Introduction

In the world of cryptocurrencies, an onchain deposit refers to a transaction that is recorded directly on a blockchain. This process ensures transparency, security, and immutability, making it a fundamental aspect of decentralized finance (DeFi) and digital asset management. Whether you're depositing Bitcoin (BTC), Ethereum (ETH), or any other cryptocurrency into a wallet or exchange, onchain deposits are a crucial mechanism for transferring funds securely.

How Onchain Deposits Work

An onchain deposit involves several key steps:

1. Generating a Deposit Address

Before making an onchain deposit, the recipient (e.g., an exchange, wallet, or payment service) provides a unique blockchain address where the funds should be sent. This address corresponds to the cryptocurrency being deposited.

2. Initiating the Transfer

The sender initiates a transaction from their personal wallet (such as MetaMask, Trust Wallet, or Ledger) to the provided deposit address. The sender must specify:

  • The amount of cryptocurrency to send.
  • The network fee (gas fee) to ensure transaction processing.
  • The correct blockchain network (e.g., Ethereum Mainnet, Bitcoin Network).

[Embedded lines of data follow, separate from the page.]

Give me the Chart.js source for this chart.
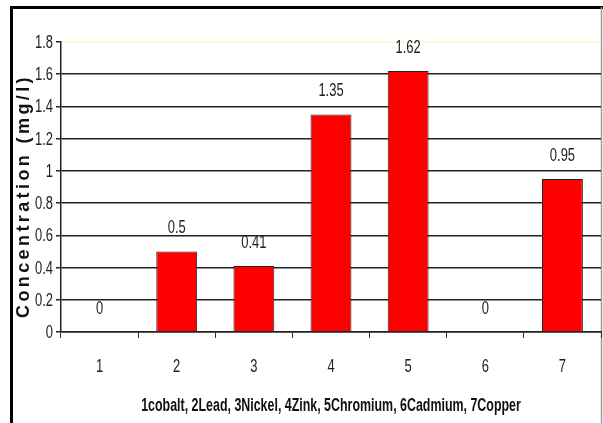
<!DOCTYPE html>
<html>
<head>
<meta charset="utf-8">
<script src="https://cdn.jsdelivr.net/npm/chart.js@4"></script>
<style>
  html, body { margin: 0; padding: 0; background: #fff; }
  #wrap { width: 603px; height: 423px; }
</style>
</head>
<body>
<div id="wrap"><canvas id="myChart"></canvas></div>
<script>
const categories = ["1", "2", "3", "4", "5", "6", "7"];
const concentration = [0, 0.5, 0.41, 1.35, 1.62, 0, 0.95];
const valueLabels = ["0", "0.5", "0.41", "1.35", "1.62", "0", "0.95"];
const yTicks = [0, 0.2, 0.4, 0.6, 0.8, 1, 1.2, 1.4, 1.6, 1.8];
const yTitle = "Concentration (mg/l)";
const xTitle = "1cobalt, 2Lead, 3Nickel, 4Zink, 5Chromium, 6Cadmium, 7Copper";

const sans = "'Liberation Sans', Arial, sans-serif";

// Arial Narrow look: Liberation Sans squeezed sideways
function narrowText(c, text, x, y, align, font, sx) {
  c.save();
  c.font = font;
  c.textAlign = align;
  c.textBaseline = "middle";
  c.translate(x, y);
  c.scale(sx, 1);
  c.fillText(text, 0, 0);
  c.restore();
}

const extras = {
  id: "extras",
  beforeDraw(chart) {
    const c = chart.ctx;
    c.save();
    c.fillStyle = "#fff";
    c.fillRect(0, 0, chart.width, chart.height);
    c.strokeStyle = "#000";
    c.lineWidth = 3;
    c.beginPath();
    c.moveTo(11.5, 423);
    c.lineTo(11.5, 7.5);
    c.lineTo(603, 7.5);
    c.stroke();
    c.strokeStyle = "#999";
    c.lineWidth = 1.5;
    c.beginPath();
    c.moveTo(601.5, 7);
    c.lineTo(601.5, 423);
    c.stroke();
    c.restore();
  },
  afterDraw(chart) {
    const c = chart.ctx;
    const area = chart.chartArea;
    const xs = chart.scales.x;
    const ys = chart.scales.y;

    // y title
    c.save();
    c.translate(24, 196);
    c.rotate(-Math.PI / 2);
    c.font = "bold 18px " + sans;
    c.letterSpacing = "3.4px";
    c.fillStyle = "#111";
    c.textAlign = "center";
    c.textBaseline = "middle";
    c.fillText(yTitle, 0, 0);
    c.restore();

    c.fillStyle = "#222";
    const tickFont = "18px " + sans;
    yTicks.forEach((v) => {
      narrowText(c, String(v), area.left - 8, ys.getPixelForValue(v) + 1, "right", tickFont, 0.72);
    });
    categories.forEach((lab, i) => {
      narrowText(c, lab, xs.getPixelForValue(i), 367, "center", tickFont, 0.72);
    });

    const meta = chart.getDatasetMeta(0);
    meta.data.forEach((bar, i) => {
      narrowText(c, valueLabels[i], bar.x, bar.y - 23, "center", tickFont, 0.72);
    });

    c.fillStyle = "#111";
    narrowText(c, xTitle, (area.left + area.right) / 2, 406, "center", "bold 18px " + sans, 0.69);
  }
};

new Chart(document.getElementById("myChart"), {
  type: "bar",
  data: {
    labels: categories,
    datasets: [
      {
        data: concentration,
        backgroundColor: "#ff0000",
        borderColor: "#222",
        borderWidth: 1,
        barPercentage: 0.53,
        categoryPercentage: 1,
      },
    ],
  },
  options: {
    responsive: true,
    maintainAspectRatio: false,
    animation: false,
    layout: {
      padding: { left: 0, right: 2, top: 42, bottom: 0 },
    },
    plugins: {
      legend: { display: false },
      tooltip: { enabled: false },
    },
    scales: {
      x: {
        offset: true,
        afterFit(scale) {
          scale.height = 91;
        },
        grid: {
          offset: true,
          drawOnChartArea: false,
          color: "#333",
          tickLength: 6,
        },
        border: { color: "#222", width: 1.5 },
        ticks: { display: false },
      },
      y: {
        min: 0,
        max: 1.8,
        afterFit(scale) {
          scale.width = 61;
        },
        ticks: { stepSize: 0.2, display: false },
        grid: {
          color: (ctx) => (ctx.tick && ctx.tick.value >= 1.8 ? "#fdf8d0" : "#222"),
          lineWidth: 1.5,
          tickLength: 5,
          tickColor: "#222",
        },
        border: { color: "#222", width: 1.5 },
      },
    },
  },
  plugins: [extras],
});
</script>
</body>
</html>
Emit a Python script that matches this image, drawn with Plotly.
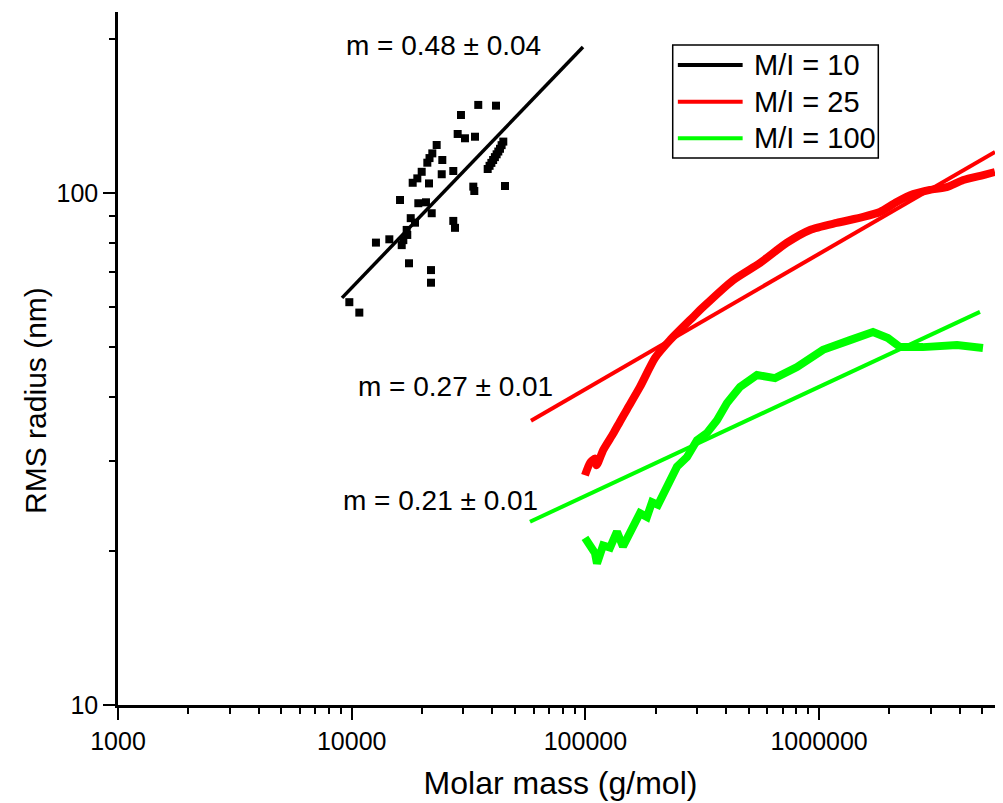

3. Blockchain Validation and Confirmation

Once the transaction is broadcasted to the network:

  • Miners (Proof of Work) or validators (Proof of Stake) verify the transaction.
  • It is recorded in a block and added to the blockchain.
  • Depending on the network, multiple confirmations may be required before the funds are considered fully deposited.

4. Funds Available in the Recipient’s Wallet

After reaching the required number of confirmations, the funds appear in the recipient’s wallet or exchange account. Some platforms notify users when the deposit is completed.

Advantages of Onchain Deposits

Security & Transparency

Since all onchain transactions are recorded on a public blockchain, they are tamper-proof and verifiable through block explorers like Etherscan (Ethereum) or Blockchain.com (Bitcoin).

Decentralization

Unlike offchain transactions that rely on centralized intermediaries, onchain deposits operate within the blockchain’s decentralized framework, reducing the risk of censorship or fraud.

Global Accessibility

Anyone with internet access and a crypto wallet can perform an onchain deposit, making it an inclusive financial tool for users worldwide.

Potential Drawbacks

Transaction Fees

Onchain deposits require network fees, which vary based on blockchain congestion. Ethereum, for example, may have higher gas fees compared to Solana or Binance Smart Chain.

Processing Time

Depending on the blockchain, onchain deposits can take anywhere from a few seconds to several hours, especially during network congestion.

Irreversible Transactions

Once an onchain deposit is sent, it cannot be reversed. If funds are sent to an incorrect address, they may be lost permanently.

Onchain vs. Offchain Deposits

Onchain deposits differ from offchain deposits in several ways. Onchain transactions are recorded on the blockchain, making them secure and transparent, but they often come with network fees and longer processing times. Offchain deposits, on the other hand, occur within private networks or centralized platforms, allowing for faster transactions with minimal fees but reduced transparency.

Conclusion

Onchain deposits are a secure and transparent way to transfer cryptocurrencies across wallets, exchanges, and decentralized applications. While they come with transaction fees and processing times, their reliability and decentralization make them essential for users seeking financial sovereignty.

Understanding the mechanics of onchain deposits helps users navigate the crypto ecosystem with confidence. Whether you're investing, trading, or using blockchain-based services, knowing how onchain transactions work ensures smooth and secure fund transfers.